In comparison with Tabitha Suzuma’s previous novels, it seems that Without Looking Back is aimed at a somewhat younger audience. Louis is realistically portrayed as a boy on the cusp of adolescence. He seems to be a character which readers can easily relate to and understand his thoughts and feelings. Interested in dancing and seemingly possessed of a strong moral backbone, he is both likeable and easy to form an affinity with. His relationships with his siblings capture the dynamics of a family perfectly. Even so however, the way in which Suzuma masterfully crafts her novel means that a reader can easily read the novel to whatever depth they find comfortable and most appealing, regardless of age or maturity.

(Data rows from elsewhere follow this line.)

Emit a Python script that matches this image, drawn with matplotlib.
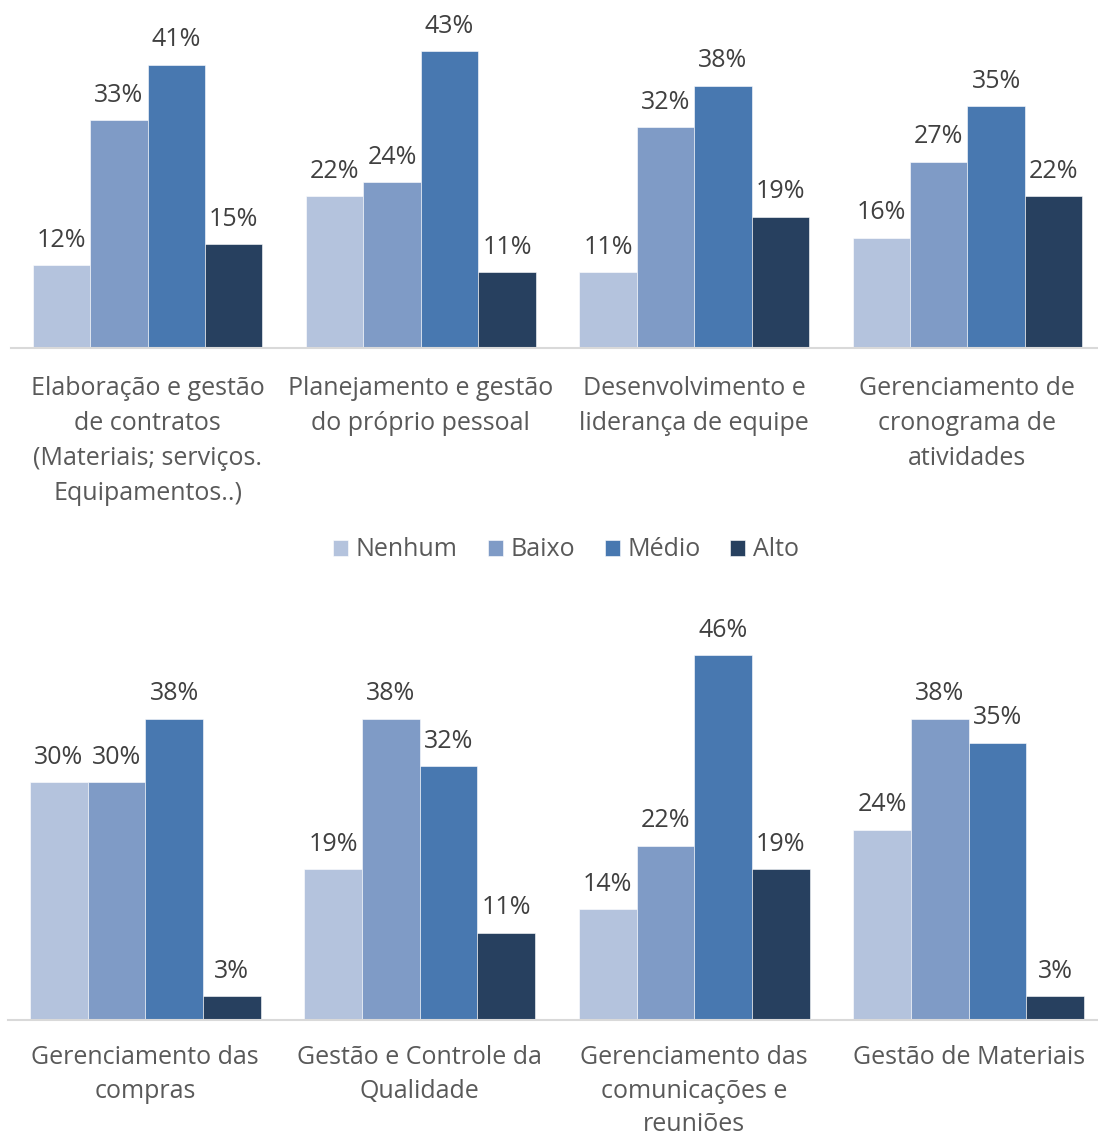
import numpy as np
import matplotlib.pyplot as plt

plt.rcParams['font.family'] = ['Open Sans', 'DejaVu Sans']

series = ['Nenhum', 'Baixo', 'Médio', 'Alto']
colors = ['#B4C3DD', '#7F9BC6', '#4878B0', '#27405F']

top_cats = ['Elaboração e gestão\nde contratos\n(Materiais; serviços.\nEquipamentos..)',
            'Planejamento e gestão\ndo próprio pessoal',
            'Desenvolvimento e\nliderança de equipe',
            'Gerenciamento de\ncronograma de\natividades']
top_nenhum = [12, 22, 11, 16]
top_baixo = [33, 24, 32, 27]
top_medio = [41, 43, 38, 35]
top_alto = [15, 11, 19, 22]

bot_cats = ['Gerenciamento das\ncompras',
            'Gestão e Controle da\nQualidade',
            'Gerenciamento das\ncomunicações e\nreuniões',
            'Gestão de Materiais']
bot_nenhum = [30, 19, 14, 24]
bot_baixo = [30, 38, 22, 38]
bot_medio = [38, 32, 46, 35]
bot_alto = [3, 11, 19, 3]

W, H = 1098, 1140
fig = plt.figure(figsize=(W / 100, H / 100), dpi=100)


def px_axes(left, top, right, bottom):
    return fig.add_axes([left / W, 1 - bottom / H, (right - left) / W, (bottom - top) / H])


def draw(ax, cats, data, ymax, spacing, pad):
    x = np.arange(len(cats))
    bw = 0.21
    for i, (vals, col) in enumerate(zip(data, colors)):
        bars = ax.bar(x + (i - 1.5) * bw, vals, bw, color=col, label=series[i],
                      edgecolor='white', linewidth=0.4)
        ax.bar_label(bars, labels=['{}%'.format(v) for v in vals], padding=9,
                     fontsize=18, color='#404040')
    ax.set_xlim(-0.5, len(cats) - 0.5)
    ax.set_ylim(0, ymax)
    ax.set_yticks([])
    ax.set_xticks(x)
    ax.set_xticklabels(cats, fontsize=18, color='#595959', linespacing=spacing)
    ax.tick_params(axis='x', length=0, pad=pad)
    for s in ['top', 'right', 'left']:
        ax.spines[s].set_visible(False)
    ax.spines['bottom'].set_color('#D9D9D9')
    ax.spines['bottom'].set_linewidth(1.5)


ax1 = px_axes(11, 0, 1104, 348)
draw(ax1, top_cats, [top_nenhum, top_baixo, top_medio, top_alto], 50.4, 1.53, 20)

ax2 = px_axes(8, 600, 1106, 1020)
draw(ax2, bot_cats, [bot_nenhum, bot_baixo, bot_medio, bot_alto], 53.0, 1.45, 18)

handles, labels = ax1.get_legend_handles_labels()
fig.legend(handles, labels, loc='center', bbox_to_anchor=(566 / W, 1 - 550 / H),
           ncol=4, frameon=False, fontsize=18, labelcolor='#595959',
           handlelength=0.6, handleheight=0.6, handletextpad=0.3, columnspacing=1.2)

fig.savefig('out.png', dpi=100)
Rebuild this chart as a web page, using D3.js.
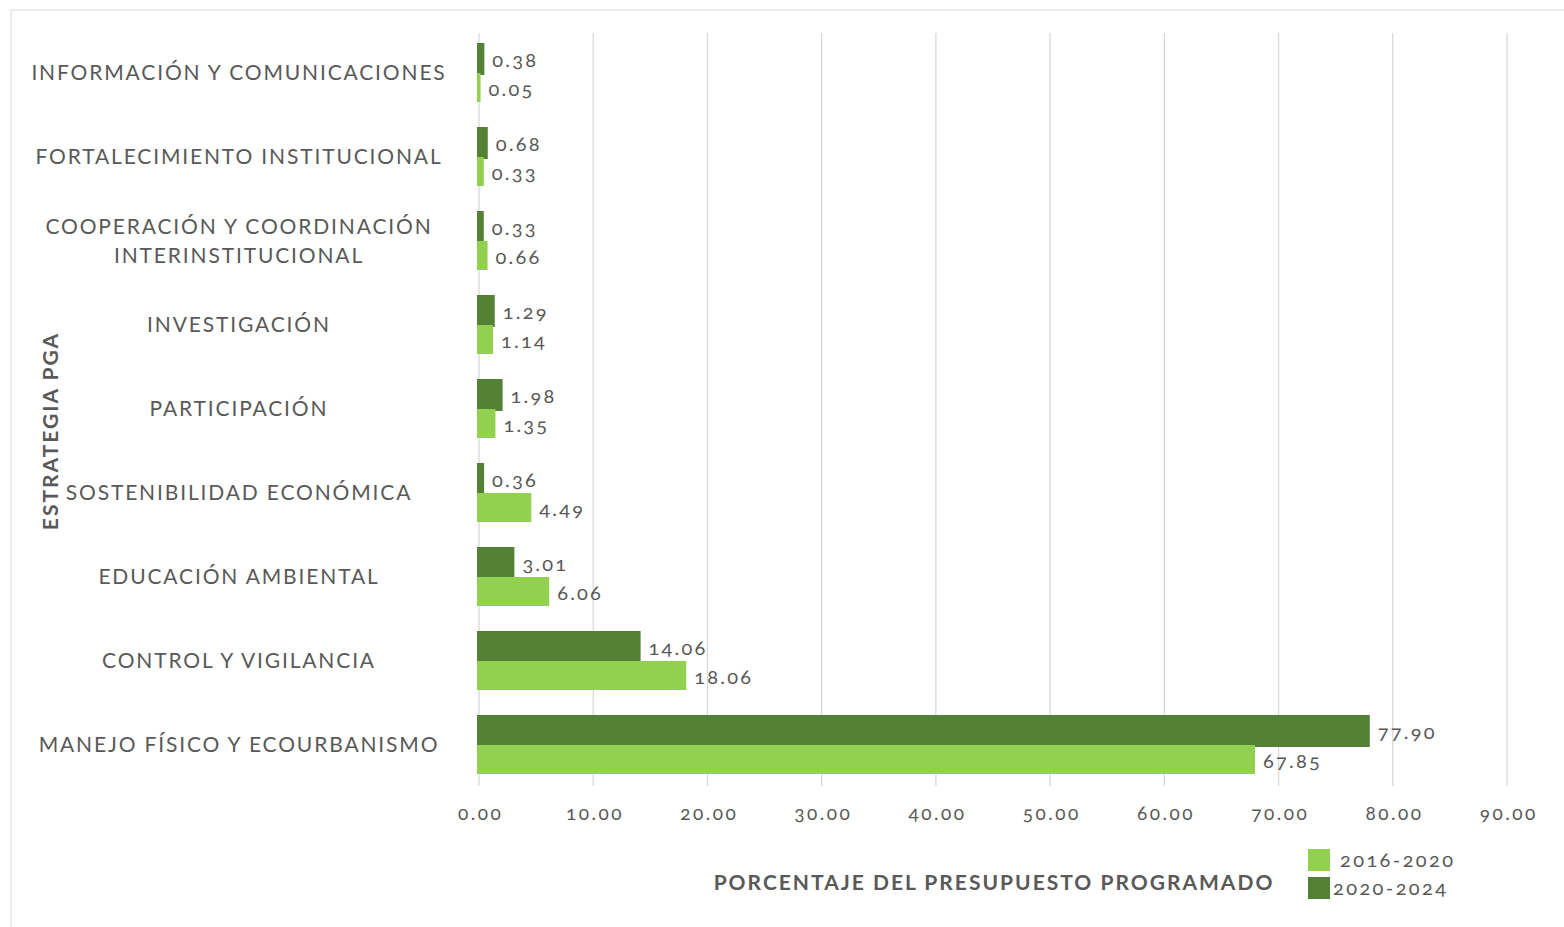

Ultimately however, Tabitha Suzuma captures the essence of what it means to grow up. In contrasting the innocence of the world which Louis lives in with the complicated and comparatively darker landscape of adulthood, the author clearly portrays the progression that the children go through as they leave the idyllic perfection of childhood and enter the inevitability of becoming an adult in a world where everything rarely is as simple as it seems. She introduces her characters to the hurt, the pain but also the pleasure of growing up. However much her novel is centred on conflict; it is very much a novel revolving around love and family, in many ways an emotionally confronting portrayal of love as being a law which supersedes any human efforts to quantify or restrain it.
Tabitha Suzuma’s Without Looking Back is a novel that is not only enjoyable and not just interesting. It’s so much more. Describing its contents does scant justice to the sheer emotive power between the covers and the artistic mastery that the author wields – a story which truly draws the reader in and sweeps them along on a journey as poignant as it is resonant.